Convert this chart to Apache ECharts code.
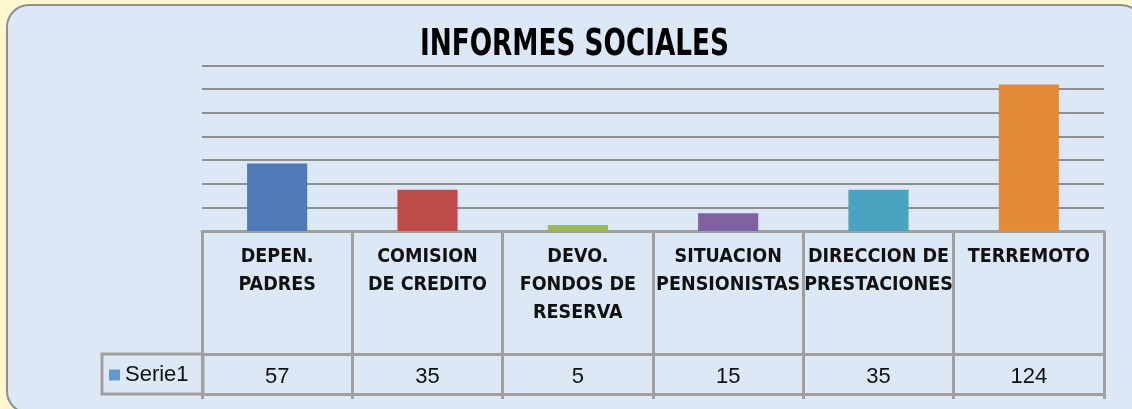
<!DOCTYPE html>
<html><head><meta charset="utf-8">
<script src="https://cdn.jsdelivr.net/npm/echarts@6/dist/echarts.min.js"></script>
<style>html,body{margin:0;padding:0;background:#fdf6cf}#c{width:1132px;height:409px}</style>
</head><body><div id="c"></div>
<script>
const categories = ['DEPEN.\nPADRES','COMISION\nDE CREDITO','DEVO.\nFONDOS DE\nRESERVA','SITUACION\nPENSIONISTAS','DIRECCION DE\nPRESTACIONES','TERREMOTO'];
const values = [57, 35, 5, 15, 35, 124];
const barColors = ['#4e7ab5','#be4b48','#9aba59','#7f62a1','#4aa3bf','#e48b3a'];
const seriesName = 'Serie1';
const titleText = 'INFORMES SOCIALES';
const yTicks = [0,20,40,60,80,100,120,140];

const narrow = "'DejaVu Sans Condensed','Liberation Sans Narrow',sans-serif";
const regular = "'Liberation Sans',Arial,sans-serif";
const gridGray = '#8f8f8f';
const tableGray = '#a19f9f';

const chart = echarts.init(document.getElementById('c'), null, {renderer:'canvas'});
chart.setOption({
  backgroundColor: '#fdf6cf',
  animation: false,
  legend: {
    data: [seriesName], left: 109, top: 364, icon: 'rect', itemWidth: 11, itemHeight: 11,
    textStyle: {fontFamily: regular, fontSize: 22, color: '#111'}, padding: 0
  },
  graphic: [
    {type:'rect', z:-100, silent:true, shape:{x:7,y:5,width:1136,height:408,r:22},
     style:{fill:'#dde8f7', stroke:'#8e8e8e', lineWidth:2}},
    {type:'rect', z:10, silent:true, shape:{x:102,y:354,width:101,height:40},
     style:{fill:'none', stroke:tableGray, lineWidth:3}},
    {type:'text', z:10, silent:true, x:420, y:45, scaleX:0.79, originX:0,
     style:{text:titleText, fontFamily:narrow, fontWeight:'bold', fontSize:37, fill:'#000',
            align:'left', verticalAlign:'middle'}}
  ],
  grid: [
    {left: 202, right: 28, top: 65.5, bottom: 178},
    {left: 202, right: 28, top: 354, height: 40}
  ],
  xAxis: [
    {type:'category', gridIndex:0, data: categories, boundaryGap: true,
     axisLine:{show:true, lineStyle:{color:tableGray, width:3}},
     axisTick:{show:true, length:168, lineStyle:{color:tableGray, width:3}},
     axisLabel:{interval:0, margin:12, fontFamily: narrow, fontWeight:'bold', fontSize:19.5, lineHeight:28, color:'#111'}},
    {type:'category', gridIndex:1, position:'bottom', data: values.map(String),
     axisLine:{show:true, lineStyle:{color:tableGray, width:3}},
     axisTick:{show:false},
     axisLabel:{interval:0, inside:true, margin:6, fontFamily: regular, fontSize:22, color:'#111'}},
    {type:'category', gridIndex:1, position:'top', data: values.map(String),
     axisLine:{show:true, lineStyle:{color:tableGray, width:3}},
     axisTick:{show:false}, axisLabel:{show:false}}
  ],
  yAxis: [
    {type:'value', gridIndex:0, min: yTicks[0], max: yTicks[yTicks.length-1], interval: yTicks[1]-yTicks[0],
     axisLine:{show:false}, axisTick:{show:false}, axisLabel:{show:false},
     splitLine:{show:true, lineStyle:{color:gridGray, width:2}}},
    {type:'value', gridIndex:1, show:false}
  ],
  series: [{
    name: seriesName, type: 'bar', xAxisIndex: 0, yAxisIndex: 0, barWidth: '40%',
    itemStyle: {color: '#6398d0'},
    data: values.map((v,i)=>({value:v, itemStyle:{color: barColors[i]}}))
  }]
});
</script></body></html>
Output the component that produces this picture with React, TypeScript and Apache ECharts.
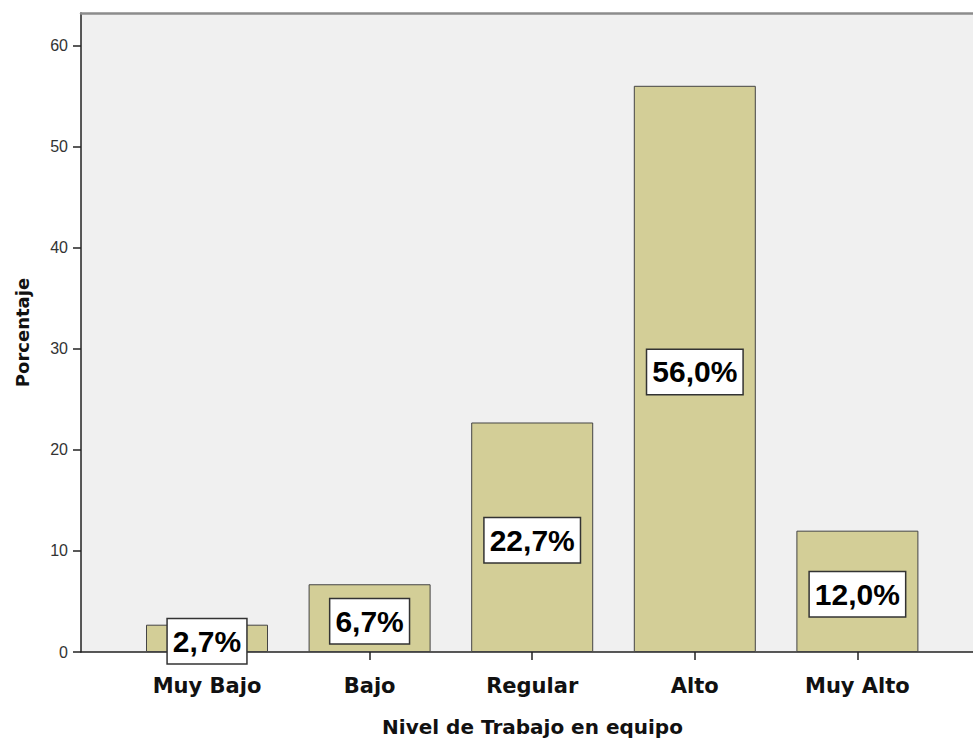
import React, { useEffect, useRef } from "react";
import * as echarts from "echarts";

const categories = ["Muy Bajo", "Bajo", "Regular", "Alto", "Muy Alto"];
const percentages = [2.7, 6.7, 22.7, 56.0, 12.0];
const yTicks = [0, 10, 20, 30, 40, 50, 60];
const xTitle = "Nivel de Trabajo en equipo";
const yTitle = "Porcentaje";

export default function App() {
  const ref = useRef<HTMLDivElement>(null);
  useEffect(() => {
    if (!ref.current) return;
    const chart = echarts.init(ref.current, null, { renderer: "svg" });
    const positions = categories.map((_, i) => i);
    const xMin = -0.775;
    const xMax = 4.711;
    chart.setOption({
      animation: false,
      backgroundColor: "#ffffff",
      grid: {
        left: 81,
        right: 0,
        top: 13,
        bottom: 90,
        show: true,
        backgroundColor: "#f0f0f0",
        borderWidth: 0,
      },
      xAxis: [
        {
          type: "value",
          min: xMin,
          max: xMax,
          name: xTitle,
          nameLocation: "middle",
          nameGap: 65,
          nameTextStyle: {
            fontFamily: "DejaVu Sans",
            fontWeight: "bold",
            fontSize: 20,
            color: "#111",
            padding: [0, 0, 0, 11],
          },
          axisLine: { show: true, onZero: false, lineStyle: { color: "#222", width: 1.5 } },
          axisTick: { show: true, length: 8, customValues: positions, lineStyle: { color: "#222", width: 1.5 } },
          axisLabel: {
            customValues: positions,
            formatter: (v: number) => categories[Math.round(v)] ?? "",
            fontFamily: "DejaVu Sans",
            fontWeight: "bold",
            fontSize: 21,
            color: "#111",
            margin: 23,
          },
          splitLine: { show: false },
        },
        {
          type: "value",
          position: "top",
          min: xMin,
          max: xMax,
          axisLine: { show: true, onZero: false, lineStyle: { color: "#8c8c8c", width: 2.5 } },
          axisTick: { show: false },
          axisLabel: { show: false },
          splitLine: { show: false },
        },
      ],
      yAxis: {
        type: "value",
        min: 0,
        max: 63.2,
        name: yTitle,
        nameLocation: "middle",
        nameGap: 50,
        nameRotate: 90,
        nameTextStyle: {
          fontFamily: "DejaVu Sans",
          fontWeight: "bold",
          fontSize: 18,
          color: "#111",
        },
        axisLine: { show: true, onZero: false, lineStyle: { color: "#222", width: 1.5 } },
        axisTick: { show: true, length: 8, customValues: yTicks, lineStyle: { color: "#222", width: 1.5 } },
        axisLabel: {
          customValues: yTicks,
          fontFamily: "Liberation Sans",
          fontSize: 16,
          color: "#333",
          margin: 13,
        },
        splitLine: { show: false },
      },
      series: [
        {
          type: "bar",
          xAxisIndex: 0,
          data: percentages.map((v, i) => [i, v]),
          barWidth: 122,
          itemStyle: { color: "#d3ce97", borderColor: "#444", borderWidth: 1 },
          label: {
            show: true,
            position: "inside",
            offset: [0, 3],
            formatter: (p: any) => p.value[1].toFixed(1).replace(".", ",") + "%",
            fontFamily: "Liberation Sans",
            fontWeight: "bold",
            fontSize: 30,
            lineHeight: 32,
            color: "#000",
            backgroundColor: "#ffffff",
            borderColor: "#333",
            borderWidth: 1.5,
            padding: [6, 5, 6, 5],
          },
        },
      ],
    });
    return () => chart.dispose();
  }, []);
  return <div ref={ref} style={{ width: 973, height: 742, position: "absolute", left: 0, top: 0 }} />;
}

→ **OBJECTIVE**
Copy exactly the lines from the first line of the records above through the line with "const tableGray = '#a19f9f';", both included, and nothing else. Pictures stay out.

→ **RESULT OF THE EXERCISE**
Convert this chart to Apache ECharts code.
<!DOCTYPE html>
<html><head><meta charset="utf-8">
<script src="https://cdn.jsdelivr.net/npm/echarts@6/dist/echarts.min.js"></script>
<style>html,body{margin:0;padding:0;background:#fdf6cf}#c{width:1132px;height:409px}</style>
</head><body><div id="c"></div>
<script>
const categories = ['DEPEN.\nPADRES','COMISION\nDE CREDITO','DEVO.\nFONDOS DE\nRESERVA','SITUACION\nPENSIONISTAS','DIRECCION DE\nPRESTACIONES','TERREMOTO'];
const values = [57, 35, 5, 15, 35, 124];
const barColors = ['#4e7ab5','#be4b48','#9aba59','#7f62a1','#4aa3bf','#e48b3a'];
const seriesName = 'Serie1';
const titleText = 'INFORMES SOCIALES';
const yTicks = [0,20,40,60,80,100,120,140];

const narrow = "'DejaVu Sans Condensed','Liberation Sans Narrow',sans-serif";
const regular = "'Liberation Sans',Arial,sans-serif";
const gridGray = '#8f8f8f';
const tableGray = '#a19f9f';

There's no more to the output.